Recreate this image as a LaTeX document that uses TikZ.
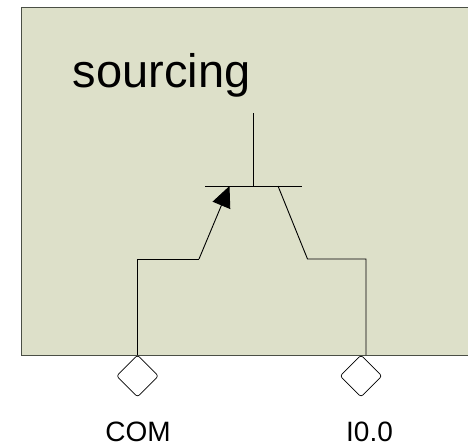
\documentclass[tikz,border=0pt]{standalone}
\usepackage{fontspec}
\setmainfont{Liberation Sans}
\usetikzlibrary{shapes.geometric,arrows.meta}
\definecolor{panelfill}{HTML}{DDE0C9}
\definecolor{paneledge}{HTML}{4A4F45}
\tikzset{
  wire/.style={draw=black,line width=0.9pt,line join=miter},
  pin/.style={shape=diamond,draw=black,fill=white,line width=0.7pt,inner sep=0pt,minimum width=42pt,minimum height=42pt,rounded corners=2.5pt},
  biglabel/.style={anchor=base,inner sep=0pt,font=\fontsize{47}{47}\selectfont},
  pinlabel/.style={anchor=base,inner sep=0pt,text depth=0pt,font=\fontsize{28}{28}\selectfont}
}
\begin{document}
\begin{tikzpicture}[x=1pt,y=-1pt]
\useasboundingbox (0,0) rectangle (468,445);
\fill[white] (0,0) rectangle (468,445);
\draw[fill=panelfill,draw=paneledge,line width=1pt] (468,7) -- (21,7) -- (21,355.5) -- (468,355.5);
\node[biglabel] (title) at (161.5,87) {sourcing};
\coordinate (gatetop) at (253.5,113);
\coordinate (gatefoot) at (253.5,186);
\coordinate (barleft) at (205,186);
\coordinate (barright) at (302,186);
\coordinate (emit) at (229.5,186);
\coordinate (coll) at (278,186);
\coordinate (lknee) at (199,259);
\coordinate (ltop) at (137.5,259);
\coordinate (lfoot) at (137.5,355);
\coordinate (rknee) at (307.5,259);
\coordinate (rtop) at (366,259);
\coordinate (rfoot) at (366,355);
\draw[wire] (gatetop) -- (gatefoot);
\draw[wire] (barleft) -- (barright);
\draw[wire] (lfoot) -- (ltop) -- (lknee);
\draw[wire,-{Triangle[length=21pt,width=19pt]}] (lknee) -- (emit);
\draw[wire] (coll) -- (rknee) -- (rtop) -- (rfoot);
\node[pin] (com) at (137.5,376) {};
\node[pin] (izero) at (361,376) {};
\node[pinlabel] (comlabel) at (138,441.5) {COM};
\node[pinlabel] (izerolabel) at (369.5,441.5) {I0.0};
\end{tikzpicture}
\end{document}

================================

Produce an exact copy of each line of data, skipping embedded images.

Recreate this image as a LaTeX document that uses TikZ.
\documentclass[tikz,border=0pt]{standalone}
\usepackage{fontspec}
\setmainfont{Liberation Sans}
\usetikzlibrary{shapes.geometric,arrows.meta}
\definecolor{panelfill}{HTML}{DDE0C9}
\definecolor{paneledge}{HTML}{4A4F45}
\tikzset{
  wire/.style={draw=black,line width=0.9pt,line join=miter},
  pin/.style={shape=diamond,draw=black,fill=white,line width=0.7pt,inner sep=0pt,minimum width=42pt,minimum height=42pt,rounded corners=2.5pt},
  biglabel/.style={anchor=base,inner sep=0pt,font=\fontsize{47}{47}\selectfont},
  pinlabel/.style={anchor=base,inner sep=0pt,text depth=0pt,font=\fontsize{28}{28}\selectfont}
}
\begin{document}
\begin{tikzpicture}[x=1pt,y=-1pt]
\useasboundingbox (0,0) rectangle (468,445);
\fill[white] (0,0) rectangle (468,445);
\draw[fill=panelfill,draw=paneledge,line width=1pt] (468,7) -- (21,7) -- (21,355.5) -- (468,355.5);
\node[biglabel] (title) at (161.5,87) {sourcing};
\coordinate (gatetop) at (253.5,113);
\coordinate (gatefoot) at (253.5,186);
\coordinate (barleft) at (205,186);
\coordinate (barright) at (302,186);
\coordinate (emit) at (229.5,186);
\coordinate (coll) at (278,186);
\coordinate (lknee) at (199,259);
\coordinate (ltop) at (137.5,259);
\coordinate (lfoot) at (137.5,355);
\coordinate (rknee) at (307.5,259);
\coordinate (rtop) at (366,259);
\coordinate (rfoot) at (366,355);
\draw[wire] (gatetop) -- (gatefoot);
\draw[wire] (barleft) -- (barright);
\draw[wire] (lfoot) -- (ltop) -- (lknee);
\draw[wire,-{Triangle[length=21pt,width=19pt]}] (lknee) -- (emit);
\draw[wire] (coll) -- (rknee) -- (rtop) -- (rfoot);
\node[pin] (com) at (137.5,376) {};
\node[pin] (izero) at (361,376) {};
\node[pinlabel] (comlabel) at (138,441.5) {COM};
\node[pinlabel] (izerolabel) at (369.5,441.5) {I0.0};
\end{tikzpicture}
\end{document}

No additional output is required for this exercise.